§ **Short problem**
Repeat each line word for word.

====

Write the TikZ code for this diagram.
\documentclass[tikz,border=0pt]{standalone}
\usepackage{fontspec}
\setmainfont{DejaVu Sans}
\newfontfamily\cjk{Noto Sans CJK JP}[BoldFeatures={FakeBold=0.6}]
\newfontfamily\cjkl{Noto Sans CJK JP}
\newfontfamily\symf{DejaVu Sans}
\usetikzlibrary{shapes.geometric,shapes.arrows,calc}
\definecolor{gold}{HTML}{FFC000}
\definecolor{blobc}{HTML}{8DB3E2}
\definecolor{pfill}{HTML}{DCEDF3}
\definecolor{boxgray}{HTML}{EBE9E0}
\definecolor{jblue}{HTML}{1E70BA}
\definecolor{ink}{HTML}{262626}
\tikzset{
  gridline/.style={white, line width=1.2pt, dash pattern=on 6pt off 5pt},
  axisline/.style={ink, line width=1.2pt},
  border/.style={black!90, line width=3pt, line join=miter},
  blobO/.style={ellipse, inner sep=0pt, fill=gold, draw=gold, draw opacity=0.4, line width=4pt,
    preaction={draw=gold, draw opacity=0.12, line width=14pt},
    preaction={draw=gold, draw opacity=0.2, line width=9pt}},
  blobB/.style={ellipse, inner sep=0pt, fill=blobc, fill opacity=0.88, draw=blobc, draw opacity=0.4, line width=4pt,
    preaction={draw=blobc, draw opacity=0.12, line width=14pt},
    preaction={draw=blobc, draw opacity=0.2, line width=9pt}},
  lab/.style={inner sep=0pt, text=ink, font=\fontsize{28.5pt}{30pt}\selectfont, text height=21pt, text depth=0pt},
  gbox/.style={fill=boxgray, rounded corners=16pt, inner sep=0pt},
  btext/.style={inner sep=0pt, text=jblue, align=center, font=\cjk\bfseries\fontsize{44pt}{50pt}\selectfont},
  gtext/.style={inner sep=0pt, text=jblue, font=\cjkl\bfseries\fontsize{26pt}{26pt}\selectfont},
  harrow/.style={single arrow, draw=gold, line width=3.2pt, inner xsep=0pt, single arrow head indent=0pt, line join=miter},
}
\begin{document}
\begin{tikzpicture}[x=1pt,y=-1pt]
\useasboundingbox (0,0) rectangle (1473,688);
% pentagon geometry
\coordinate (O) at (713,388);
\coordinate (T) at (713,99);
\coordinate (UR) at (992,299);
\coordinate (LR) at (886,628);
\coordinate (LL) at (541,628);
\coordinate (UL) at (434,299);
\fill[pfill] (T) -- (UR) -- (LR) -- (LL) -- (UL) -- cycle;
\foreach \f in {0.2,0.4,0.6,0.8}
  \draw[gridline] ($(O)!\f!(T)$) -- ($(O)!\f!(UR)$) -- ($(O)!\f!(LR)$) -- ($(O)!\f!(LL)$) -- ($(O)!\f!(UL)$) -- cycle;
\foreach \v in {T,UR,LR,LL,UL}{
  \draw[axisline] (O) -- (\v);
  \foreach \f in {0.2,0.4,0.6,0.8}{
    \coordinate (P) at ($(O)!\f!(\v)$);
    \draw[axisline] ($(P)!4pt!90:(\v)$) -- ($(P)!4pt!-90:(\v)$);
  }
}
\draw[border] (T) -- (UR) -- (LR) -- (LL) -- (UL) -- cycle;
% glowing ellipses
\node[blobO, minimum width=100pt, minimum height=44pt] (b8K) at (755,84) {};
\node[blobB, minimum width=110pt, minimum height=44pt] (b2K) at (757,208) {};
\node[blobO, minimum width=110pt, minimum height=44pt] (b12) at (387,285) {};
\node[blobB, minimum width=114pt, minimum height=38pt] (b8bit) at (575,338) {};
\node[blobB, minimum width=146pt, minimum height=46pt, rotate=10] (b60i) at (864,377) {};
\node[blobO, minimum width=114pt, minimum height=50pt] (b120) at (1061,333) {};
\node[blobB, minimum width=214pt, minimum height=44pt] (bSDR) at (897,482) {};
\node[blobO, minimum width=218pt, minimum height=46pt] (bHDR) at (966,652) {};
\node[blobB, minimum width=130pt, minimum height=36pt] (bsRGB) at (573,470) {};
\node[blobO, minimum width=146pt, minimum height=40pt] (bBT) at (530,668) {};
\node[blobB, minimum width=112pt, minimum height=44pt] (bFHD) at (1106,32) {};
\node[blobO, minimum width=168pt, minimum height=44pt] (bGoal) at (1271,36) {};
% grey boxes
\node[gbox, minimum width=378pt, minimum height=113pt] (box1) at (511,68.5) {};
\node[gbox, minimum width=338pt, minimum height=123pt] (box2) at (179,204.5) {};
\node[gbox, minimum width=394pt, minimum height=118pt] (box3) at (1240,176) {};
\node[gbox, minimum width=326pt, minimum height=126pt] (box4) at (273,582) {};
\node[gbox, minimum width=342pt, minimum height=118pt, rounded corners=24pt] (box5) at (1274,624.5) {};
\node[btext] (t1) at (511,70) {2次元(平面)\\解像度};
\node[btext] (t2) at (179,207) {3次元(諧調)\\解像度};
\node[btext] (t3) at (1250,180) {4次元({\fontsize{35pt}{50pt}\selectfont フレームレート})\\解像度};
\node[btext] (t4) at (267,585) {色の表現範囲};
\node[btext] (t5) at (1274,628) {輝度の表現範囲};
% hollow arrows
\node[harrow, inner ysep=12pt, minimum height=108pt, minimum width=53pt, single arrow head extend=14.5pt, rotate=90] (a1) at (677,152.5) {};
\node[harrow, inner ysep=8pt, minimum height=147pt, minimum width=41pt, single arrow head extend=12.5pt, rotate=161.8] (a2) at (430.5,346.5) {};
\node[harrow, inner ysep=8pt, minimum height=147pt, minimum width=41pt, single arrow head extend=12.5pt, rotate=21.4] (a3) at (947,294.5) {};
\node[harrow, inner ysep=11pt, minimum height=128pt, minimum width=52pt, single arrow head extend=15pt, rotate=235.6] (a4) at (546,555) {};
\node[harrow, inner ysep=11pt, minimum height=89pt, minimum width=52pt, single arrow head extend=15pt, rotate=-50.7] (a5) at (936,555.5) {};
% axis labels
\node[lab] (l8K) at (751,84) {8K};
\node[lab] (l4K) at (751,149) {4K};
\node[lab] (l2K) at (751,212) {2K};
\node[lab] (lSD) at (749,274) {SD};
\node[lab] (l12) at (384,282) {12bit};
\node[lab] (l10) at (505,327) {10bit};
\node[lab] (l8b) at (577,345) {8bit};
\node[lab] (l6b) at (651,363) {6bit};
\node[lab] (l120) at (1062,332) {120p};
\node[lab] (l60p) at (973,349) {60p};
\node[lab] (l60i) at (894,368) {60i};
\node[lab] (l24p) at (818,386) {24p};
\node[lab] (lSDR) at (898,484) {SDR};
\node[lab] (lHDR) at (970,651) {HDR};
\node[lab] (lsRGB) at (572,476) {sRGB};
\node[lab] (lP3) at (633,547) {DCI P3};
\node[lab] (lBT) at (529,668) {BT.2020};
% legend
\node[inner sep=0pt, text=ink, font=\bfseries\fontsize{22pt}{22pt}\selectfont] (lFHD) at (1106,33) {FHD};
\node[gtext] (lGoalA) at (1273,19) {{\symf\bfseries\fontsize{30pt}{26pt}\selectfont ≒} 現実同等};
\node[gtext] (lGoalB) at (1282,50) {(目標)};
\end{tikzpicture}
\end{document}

====

§ **Output of the task**
Write the TikZ code for this diagram.
\documentclass[tikz,border=0pt]{standalone}
\usepackage{fontspec}
\setmainfont{DejaVu Sans}
\newfontfamily\cjk{Noto Sans CJK JP}[BoldFeatures={FakeBold=0.6}]
\newfontfamily\cjkl{Noto Sans CJK JP}
\newfontfamily\symf{DejaVu Sans}
\usetikzlibrary{shapes.geometric,shapes.arrows,calc}
\definecolor{gold}{HTML}{FFC000}
\definecolor{blobc}{HTML}{8DB3E2}
\definecolor{pfill}{HTML}{DCEDF3}
\definecolor{boxgray}{HTML}{EBE9E0}
\definecolor{jblue}{HTML}{1E70BA}
\definecolor{ink}{HTML}{262626}
\tikzset{
  gridline/.style={white, line width=1.2pt, dash pattern=on 6pt off 5pt},
  axisline/.style={ink, line width=1.2pt},
  border/.style={black!90, line width=3pt, line join=miter},
  blobO/.style={ellipse, inner sep=0pt, fill=gold, draw=gold, draw opacity=0.4, line width=4pt,
    preaction={draw=gold, draw opacity=0.12, line width=14pt},
    preaction={draw=gold, draw opacity=0.2, line width=9pt}},
  blobB/.style={ellipse, inner sep=0pt, fill=blobc, fill opacity=0.88, draw=blobc, draw opacity=0.4, line width=4pt,
    preaction={draw=blobc, draw opacity=0.12, line width=14pt},
    preaction={draw=blobc, draw opacity=0.2, line width=9pt}},
  lab/.style={inner sep=0pt, text=ink, font=\fontsize{28.5pt}{30pt}\selectfont, text height=21pt, text depth=0pt},
  gbox/.style={fill=boxgray, rounded corners=16pt, inner sep=0pt},
  btext/.style={inner sep=0pt, text=jblue, align=center, font=\cjk\bfseries\fontsize{44pt}{50pt}\selectfont},
  gtext/.style={inner sep=0pt, text=jblue, font=\cjkl\bfseries\fontsize{26pt}{26pt}\selectfont},
  harrow/.style={single arrow, draw=gold, line width=3.2pt, inner xsep=0pt, single arrow head indent=0pt, line join=miter},
}
\begin{document}
\begin{tikzpicture}[x=1pt,y=-1pt]
\useasboundingbox (0,0) rectangle (1473,688);
% pentagon geometry
\coordinate (O) at (713,388);
\coordinate (T) at (713,99);
\coordinate (UR) at (992,299);
\coordinate (LR) at (886,628);
\coordinate (LL) at (541,628);
\coordinate (UL) at (434,299);
\fill[pfill] (T) -- (UR) -- (LR) -- (LL) -- (UL) -- cycle;
\foreach \f in {0.2,0.4,0.6,0.8}
  \draw[gridline] ($(O)!\f!(T)$) -- ($(O)!\f!(UR)$) -- ($(O)!\f!(LR)$) -- ($(O)!\f!(LL)$) -- ($(O)!\f!(UL)$) -- cycle;
\foreach \v in {T,UR,LR,LL,UL}{
  \draw[axisline] (O) -- (\v);
  \foreach \f in {0.2,0.4,0.6,0.8}{
    \coordinate (P) at ($(O)!\f!(\v)$);
    \draw[axisline] ($(P)!4pt!90:(\v)$) -- ($(P)!4pt!-90:(\v)$);
  }
}
\draw[border] (T) -- (UR) -- (LR) -- (LL) -- (UL) -- cycle;
% glowing ellipses
\node[blobO, minimum width=100pt, minimum height=44pt] (b8K) at (755,84) {};
\node[blobB, minimum width=110pt, minimum height=44pt] (b2K) at (757,208) {};
\node[blobO, minimum width=110pt, minimum height=44pt] (b12) at (387,285) {};
\node[blobB, minimum width=114pt, minimum height=38pt] (b8bit) at (575,338) {};
\node[blobB, minimum width=146pt, minimum height=46pt, rotate=10] (b60i) at (864,377) {};
\node[blobO, minimum width=114pt, minimum height=50pt] (b120) at (1061,333) {};
\node[blobB, minimum width=214pt, minimum height=44pt] (bSDR) at (897,482) {};
\node[blobO, minimum width=218pt, minimum height=46pt] (bHDR) at (966,652) {};
\node[blobB, minimum width=130pt, minimum height=36pt] (bsRGB) at (573,470) {};
\node[blobO, minimum width=146pt, minimum height=40pt] (bBT) at (530,668) {};
\node[blobB, minimum width=112pt, minimum height=44pt] (bFHD) at (1106,32) {};
\node[blobO, minimum width=168pt, minimum height=44pt] (bGoal) at (1271,36) {};
% grey boxes
\node[gbox, minimum width=378pt, minimum height=113pt] (box1) at (511,68.5) {};
\node[gbox, minimum width=338pt, minimum height=123pt] (box2) at (179,204.5) {};
\node[gbox, minimum width=394pt, minimum height=118pt] (box3) at (1240,176) {};
\node[gbox, minimum width=326pt, minimum height=126pt] (box4) at (273,582) {};
\node[gbox, minimum width=342pt, minimum height=118pt, rounded corners=24pt] (box5) at (1274,624.5) {};
\node[btext] (t1) at (511,70) {2次元(平面)\\解像度};
\node[btext] (t2) at (179,207) {3次元(諧調)\\解像度};
\node[btext] (t3) at (1250,180) {4次元({\fontsize{35pt}{50pt}\selectfont フレームレート})\\解像度};
\node[btext] (t4) at (267,585) {色の表現範囲};
\node[btext] (t5) at (1274,628) {輝度の表現範囲};
% hollow arrows
\node[harrow, inner ysep=12pt, minimum height=108pt, minimum width=53pt, single arrow head extend=14.5pt, rotate=90] (a1) at (677,152.5) {};
\node[harrow, inner ysep=8pt, minimum height=147pt, minimum width=41pt, single arrow head extend=12.5pt, rotate=161.8] (a2) at (430.5,346.5) {};
\node[harrow, inner ysep=8pt, minimum height=147pt, minimum width=41pt, single arrow head extend=12.5pt, rotate=21.4] (a3) at (947,294.5) {};
\node[harrow, inner ysep=11pt, minimum height=128pt, minimum width=52pt, single arrow head extend=15pt, rotate=235.6] (a4) at (546,555) {};
\node[harrow, inner ysep=11pt, minimum height=89pt, minimum width=52pt, single arrow head extend=15pt, rotate=-50.7] (a5) at (936,555.5) {};
% axis labels
\node[lab] (l8K) at (751,84) {8K};
\node[lab] (l4K) at (751,149) {4K};
\node[lab] (l2K) at (751,212) {2K};
\node[lab] (lSD) at (749,274) {SD};
\node[lab] (l12) at (384,282) {12bit};
\node[lab] (l10) at (505,327) {10bit};
\node[lab] (l8b) at (577,345) {8bit};
\node[lab] (l6b) at (651,363) {6bit};
\node[lab] (l120) at (1062,332) {120p};
\node[lab] (l60p) at (973,349) {60p};
\node[lab] (l60i) at (894,368) {60i};
\node[lab] (l24p) at (818,386) {24p};
\node[lab] (lSDR) at (898,484) {SDR};
\node[lab] (lHDR) at (970,651) {HDR};
\node[lab] (lsRGB) at (572,476) {sRGB};
\node[lab] (lP3) at (633,547) {DCI P3};
\node[lab] (lBT) at (529,668) {BT.2020};
% legend
\node[inner sep=0pt, text=ink, font=\bfseries\fontsize{22pt}{22pt}\selectfont] (lFHD) at (1106,33) {FHD};
\node[gtext] (lGoalA) at (1273,19) {{\symf\bfseries\fontsize{30pt}{26pt}\selectfont ≒} 現実同等};
\node[gtext] (lGoalB) at (1282,50) {(目標)};
\end{tikzpicture}
\end{document}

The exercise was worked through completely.